Are you a good enough parent?

Last Friday we had our regular monthly Warrior Mums meeting. This is a lovely group of mums who meet every month to share what’s been going on and to support each other with kindness and understanding.


But as a mum you have a constant worry that you are not being a good enough parent. 

Heads up: You are bloody amazing!

It is extremely tough being the parent of a child with ADHD. You have to throw out the rule book of what you expected parenting to be.

You have to be a different parent for your child.

You have to be the parent your child needs.

What you are doing is good enough. You are not perfect. You make mistakes. But good enough is good enough. But it comes with a caveat. You must be willing to try new ideas and approaches……


You have to parent in a different way to achieve these outcomes.

But we all need help and support as on your own is just too exhausting and overwhelming.

Last Friday during our support meeting , a few issues kept coming up..


I’ve written a previous blog post how to help your child make friends. This is the thing that hurts most for you as a parent. Your child has lagging skills so may not have the social dexterity to form successful friendships. I get it. My son never had birthday invitations, play dates and would be asked to leave from practically every club, child-minder or activity he attended.

So your child ends up with nowhere to go. It’s a nightmare as the result is your child bouncing off the walls. Try not to get cross. Try and ignore the rudeness. Your child finds it difficult to initiate tasks and needs motivation and guidance.


  • Use a planner to decide together every day what you are going to do. This may seem too prescriptive and lacks spontaneity. However our children thrive with routine and knowing what is going to happen and when. I have made some planners to use – just pop me an email or check them out in the files section of our Facebook group


  • Go outside. I know it sounds obvious but there is soooooooooo much evidence that being outdoors is good for physical and emotional well-being. Find woods, parks, open spaces, free events. Go pond dipping, insect collecting, den building. Take bikes, skateboards, bubbles and games.  ️ Keep 29th August free during the day for a meet up in a park in Hertfordshire for some fun and friendship.


  • Lucky Dip. Sit down with your child and on post-it notes write down things that your child likes to do. Go on Pinterest for inspiration. Or go to the library and find books like the one below for ideas. Pop each note into a jar. On the daily planner have a time for Lucky Dip – then the ideas are already there! You may have to go out and get resources but that is all part of the plan.


Arguments with siblings come up time and again. There could be jealousy of a brother or sister who seems to have friends, finds life easy and doesn’t get into trouble. It is really tough for your child who has a really negative image of themselves. 

But what can you do? It is easy to slip into the “why did you hit your sister?” line of questioning. But your child may not know why, may not be able to articulate it and knows that they have caused trouble. Again.


  • There is no need to insist they apologise. Saying the word “sorry” on it’s own is meaningless.

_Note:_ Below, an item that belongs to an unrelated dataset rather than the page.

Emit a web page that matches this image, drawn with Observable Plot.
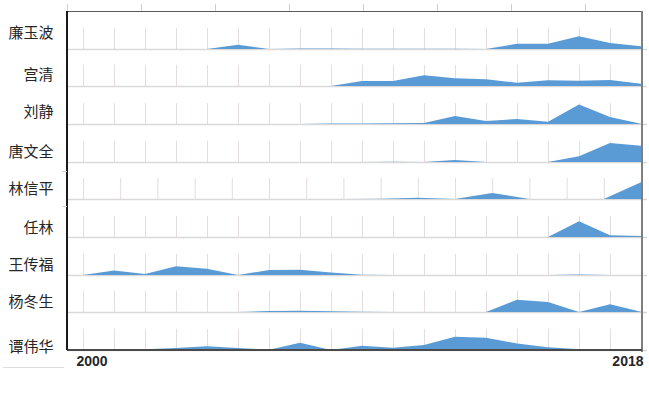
<!DOCTYPE html>
<html>
<head>
<meta charset="utf-8">
<script src="https://cdn.jsdelivr.net/npm/d3@7"></script>
<script src="https://cdn.jsdelivr.net/npm/@observablehq/plot@0.6"></script>
<style>
  html, body { margin: 0; padding: 0; background: #ffffff; }
  #chart { position: relative; width: 649px; height: 394px; overflow: hidden; background: #fff; }
  .row { position: absolute; left: 0; }
  .deco { position: absolute; }
</style>
</head>
<body>
<div id="chart"></div>
<script>
// ---------- data ----------
const names = ["廉玉波", "宫清", "刘静", "唐文全", "林信平", "任林", "王传福", "杨冬生", "谭伟华"];

const yearsAll = [2000, 2001, 2002, 2003, 2004, 2005, 2006, 2007, 2008, 2009,
                  2010, 2011, 2012, 2013, 2014, 2015, 2016, 2017, 2018];
const yearsLin = [2003, 2004, 2005, 2006, 2007, 2008, 2009, 2010,
                  2011, 2012, 2013, 2014, 2015, 2016, 2017, 2018];

const lianYuBo   = [0, 0, 0, 0, 0, 4.3, 0, 0.4, 0.4, 0.3, 0.2, 0.2, 0.2, 0, 5.3, 5.3, 12.7, 6, 2.7];
const gongQing   = [0, 0, 0, 0, 0, 0, 0, 0, 0, 5, 5, 10.7, 7.7, 6.7, 3.2, 5.7, 5.3, 6, 2.2];
const liuJing    = [0, 0, 0, 0, 0, 0, 0, 0.1, 0.4, 0.5, 0.7, 1, 8, 3, 5, 2.2, 19.5, 7, 0.3];
const tangWenQuan= [0, 0, 0, 0, 0, 0, 0, 0, 0, 0.1, 0.3, 0, 2, 0, 0, 0, 5.7, 19, 16.3];
const linXinPing = [0, 0, 0, 0, 0, 0, 0, 0, 0.2, 1.2, 0, 6, 0, 0, 0, 16.7];
const renLin     = [0, 0, 0, 0, 0, 0, 0, 0, 0, 0, 0, 0, 0, 0, 0, 0, 15.7, 1.7, 1];
const wangChuanFu= [0, 4.5, 1, 8.7, 6.2, 0, 5, 5.3, 2.5, 0.3, 0, 0, 0, 0, 0, 0, 0.4, 0, 0];
const yangDongSheng = [0, 0, 0, 0, 0, 0, 1, 1.2, 0.7, 0.3, 0, 0, 0, 0, 12.3, 10, 0, 7.7, 0.3];
const tanWeiHua  = [0, 0, 0.7, 2, 3.7, 2, 0.3, 7.3, 0, 4.2, 2.3, 5, 13.3, 12.3, 6.5, 2.7, 0.7, 0.3, 0];

const seriesValues = [lianYuBo, gongQing, liuJing, tangWenQuan, linXinPing, renLin, wangChuanFu, yangDongSheng, tanWeiHua];
const seriesYears  = [yearsAll, yearsAll, yearsAll, yearsAll, yearsLin, yearsAll, yearsAll, yearsAll, yearsAll];
const axisLabels = [2000, 2018];
const topTicks = [0, 1, 2, 3, 4, 5, 6, 7];

// ---------- layout ----------
const W = 649;
const plotTop = 11, rowStep = 37.667;
const xLeft = 83, xRight = 641;
const labelCenters = [32, 75, 112, 151, 189, 228, 264, 302, 347];
const cjk = "'Noto Sans CJK SC', 'Noto Sans', sans-serif";

const chart = document.getElementById("chart");

names.forEach((name, i) => {
  const baseline = plotTop + rowStep * (i + 1);
  const yrs = seriesYears[i];
  const pts = yrs.map((y, j) => ({year: y, value: seriesValues[i][j]}));
  const grid = yrs.slice(0, -1);
  const last = i === names.length - 1;
  const marks = [
    Plot.ruleX(grid, {x: d => d, y1: 0, y2: 21, stroke: "#e3dce0", strokeWidth: 1}),
    Plot.ruleY([0], {stroke: "#d9d9d9", strokeWidth: 1.5}),
    Plot.areaY(pts, {x: "year", y: "value", fill: "#5b9bd5"}),
    Plot.text([name], {
      frameAnchor: "left", dx: -14, dy: labelCenters[i] - (baseline - 10.5),
      textAnchor: "end", fontSize: 15, fill: "#262626", fontFamily: cjk
    })
  ];
  if (last) {
    marks.push(Plot.text([axisLabels[0]], {
      x: d => d, frameAnchor: "bottom", dy: 15, dx: -7, text: d => String(d),
      textAnchor: "start", fontSize: 14, fontWeight: "bold", fill: "#262626",
      fontFamily: "'Liberation Sans', Arial, sans-serif"
    }));
    marks.push(Plot.text([axisLabels[1]], {
      x: d => d, frameAnchor: "bottom", dy: 15, dx: 2, text: d => String(d),
      textAnchor: "end", fontSize: 14, fontWeight: "bold", fill: "#262626",
      fontFamily: "'Liberation Sans', Arial, sans-serif"
    }));
  }
  const svg = Plot.plot({
    width: W, height: 40,
    marginTop: 17, marginBottom: 2, marginLeft: 67, marginRight: 2,
    x: {domain: [yrs[0], yrs[yrs.length - 1]], range: [xLeft, xRight], axis: null},
    y: {domain: [0, 21], axis: null},
    style: {background: "transparent", overflow: "visible", fontFamily: cjk},
    marks
  });
  const wrap = document.createElement("div");
  wrap.className = "row";
  wrap.style.top = (baseline - 38) + "px";
  wrap.appendChild(svg);
  chart.appendChild(wrap);
});

// ---------- frame decorations ----------
function deco(left, top, width, height, color) {
  const d = document.createElement("div");
  d.className = "deco";
  Object.assign(d.style, {left: left + "px", top: top + "px", width: width + "px", height: height + "px", background: color});
  chart.appendChild(d);
}
const bottom = plotTop + rowStep * names.length;
// top ticks
const tickStep = 74;
topTicks.forEach(t => deco(67 + t * tickStep, 4, 1, 7, "#d0d0d0"));
deco(67, plotTop - 0.5, xRight - 67, 1.5, "#595959");            // top border
deco(xRight - 0.5, plotTop, 2, bottom - plotTop + 2, "#7f7f7f"); // right border
deco(67, bottom - 1, xRight - 67 + 1, 2, "#4a4a4a");              // bottom border
deco(66, plotTop, 2, bottom - plotTop, "#1a1a1a");                // left axis
deco(62, 170.5, 5, 1, "#d0d0d0");
deco(62, 205.5, 5, 1, "#d0d0d0");
deco(3, 366.5, 61, 1.5, "#dcdcdc");
</script>
</body>
</html>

They might as well say the word “apple”. What they need to show is sorrow and be contrite. Be a good role model and when you need to, show how to BE sorry when something happens. Own up and let your child know that shouting isn’t okay.


  • Discuss with your child how to handle situations better when they are feeling cross, angry, frustrated, jealous. These emotions are okay and normal. But your child must learn what to do with these BIG emotions.


  • Practice walking away, going to a calm space, deep breathing, listen to calm music, hit a cushion, crush ice cubes, go for a run. Your child will have their own ideas too.


  • Spend quality time with each child in your family. Put away your phone. Listen. Play games, have fun, go on a trip, read a story, have a hug. You may have to abandon family outings for now with each parent taking different siblings.


Rudeness is your child’s response to what is happening around him. It is frustration. Your child does not want to be annoying and irritating. It’s possibly a cry for some attention. So give your child attention – but in a positive way. Your child is immature and may not be capable of what is expected.


  • Change your expectations. ADHD means that your child has deficits in organisation, time keeping, relationships, memory. ADHD is not an excuse for rudeness – however they are being rude as a reaction to an unrealistic expectation.


  • Educate the rest of the family. If everyone is clear what ADHD is and how it affects your child, then you can all work together and have realistic expectations.


  • Focus on your child’s natural skills . Promote their talents so they feel amazing.


  • Notice the little things your child does. Maybe write them on a post-it and present them all at the end of the day.


  • Decide together the rules, the chores, how long on a screen. Make it a collaboration and not just an adult dictating the regulations. Your child will battle with that. There must be compromise.


  • Have fun. Bring back the joy.

This is a tough life. Holidays, outings, family celebrations are not what you expected. But do not beat yourself up that you’re doing a rubbish job. You are doing your best.